(New York) - Les forces soudanaises et les milices soutenues par le gouvernement ont attaqué plus d'une dizaine de villages au cours d'opérations contre les forces rebelles près de Muhajariya, au Sud Darfour, entre le 5 et le 17 octobre 2008, a indiqué Human Rights Watch aujourd'hui. Les combats, au cours desquels plus de 40 civils ont été tués, montrent que la Mission des Nations Unies et de l'Union Africaine au Darfour (MINUAD) n'a toujours pas la capacité de protéger les civils vulnérables.
Durant la même période, le Président Omar al-Béchir a assuré aux médias que la vie était « très normale au Darfour », et il a annoncé en grande fanfare une nouvelle initiative de paix au Nord Darfour.
« Encore une fois, les civils supportent la plus lourde part des combats au Darfour, et les soldats des forces de maintien de la paix ne peuvent pas les protéger », a déclaré Georgette Gagnon, directrice pour l'Afrique à Human Rights Watch. « La vie au Darfour est loin d'être ‘normale.' »
Selon des sources locales, les milices « Janjawids » soutenues par le gouvernement ont attaqué plus de 13 villages et campements aux environs de Muhajariya, à 80 kilomètres à l'est de Nyala, la capitale du Sud Darfour, tuant plus de 40 civils, incendiant des maisons et volant du bétail.

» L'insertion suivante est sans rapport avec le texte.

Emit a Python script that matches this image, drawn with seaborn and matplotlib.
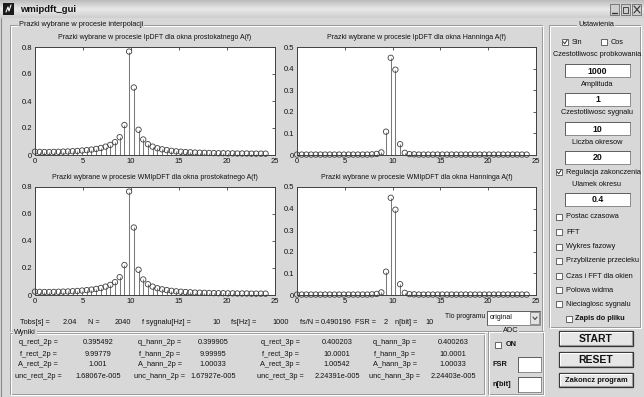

Des témoins ont expliqué à Human Rights Watch que des Janjawids armés montant des chevaux et des chameaux avaient encerclé les villages et qu'ils étaient suivis de forces gouvernementales dans des véhicules équipés d'armes.
La ville de Muhajariya, depuis longtemps une place forte pour la faction Minni Minawi de l'Armée de libération soudanaise (ALS), a été attaquée très souvent au cours du conflit du Darfour.
Human Rights Watch n'a pas pu déterminer si les forces gouvernementales avaient affronté les rebelles au cours de ces attaques. Les 5 et 7 octobre, les forces gouvernementales et les Janjawids ont attaqué le village de Sineit, à 16 kilomètres au sud-est de Muhajariya, tuant neuf civils. Le 6 octobre, les Janjawids ont attaqué le village de Brangal, à 12 kilomètres au nord-est de Muhajariya, faisant sept morts parmi les civils. Le 8 octobre, ils ont attaqué Kilekile et des villages dans la région de Mijelit, au nord-ouest de Sineit, provoquant un nombre non confirmé de morts. Des rebelles de la faction Unity de l'ALS ont signalé qu'ils s'étaient opposés aux forces gouvernementales et Janjawids seulement après les attaques initiales, entre le 13 et le 17 octobre.
A la suite de ces attaques, des milliers de villageois ont pris la fuite pour se réfugier dans les villes de Muhajariya et de Shearia, et ne sont pas encore rentrés chez eux. Des sources fiables ont fait état de plus de 40 victimes causées par les attaques et les combats. Toutefois, le nombre total des victimes civiles et les circonstances exactes restent largement inconnus. Après que des hommes armés ont tiré sur un convoi de la MINUAD le 14 octobre, les forces de la MINUAD n'ont pas tenté de pénétrer dans la zone. Ces derniers mois, la MINUAD est devenue de plus en plus souvent la cible d'attaques et d'actes de banditisme, notamment au Sud Darfour. La mission a déployé moins de la moitié des 26 000 membres de l'armée et de la police exigés par la Résolution du Conseil de sécurité de l'ONU le 31 juillet 2007, et elle manque toujours d'équipements essentiels, notamment d'hélicoptères de combat.
Le 14 juillet, le procureur de la Cour pénale internationale a demandé un mandat d'arrêt à l'encontre du Président el-Béchir pour crimes de guerre, crimes contre l'humanité et génocide au Darfour. Depuis lors, le Soudan a essayé à maintes reprises de persuader les autres pays que la situation sécuritaire sur le terrain au Darfour s'améliorait, dans le but d'obtenir une suspension de l'affaire contre el-Béchir engagée par le Conseil de sécurité de l'ONU.
« Les affirmations du Président Béchir sur la situation au Darfour ne devraient convaincre personne », a rajouté Georgette Gagnon. « Mais que les combats se poursuivent ou non, les victimes des atrocités du passé méritent de voir leurs auteurs traduits en justice. »
Human Rights Watch a appelé la MINUAD à mener une enquête rapide et approfondie sur les attaques de Muhajariya et a exhorté toutes les parties au conflit à prendre toutes les mesures possibles pour éviter la perte de vies et de biens civils, et pour garantir que la population civile a accès à une assistance humanitaire.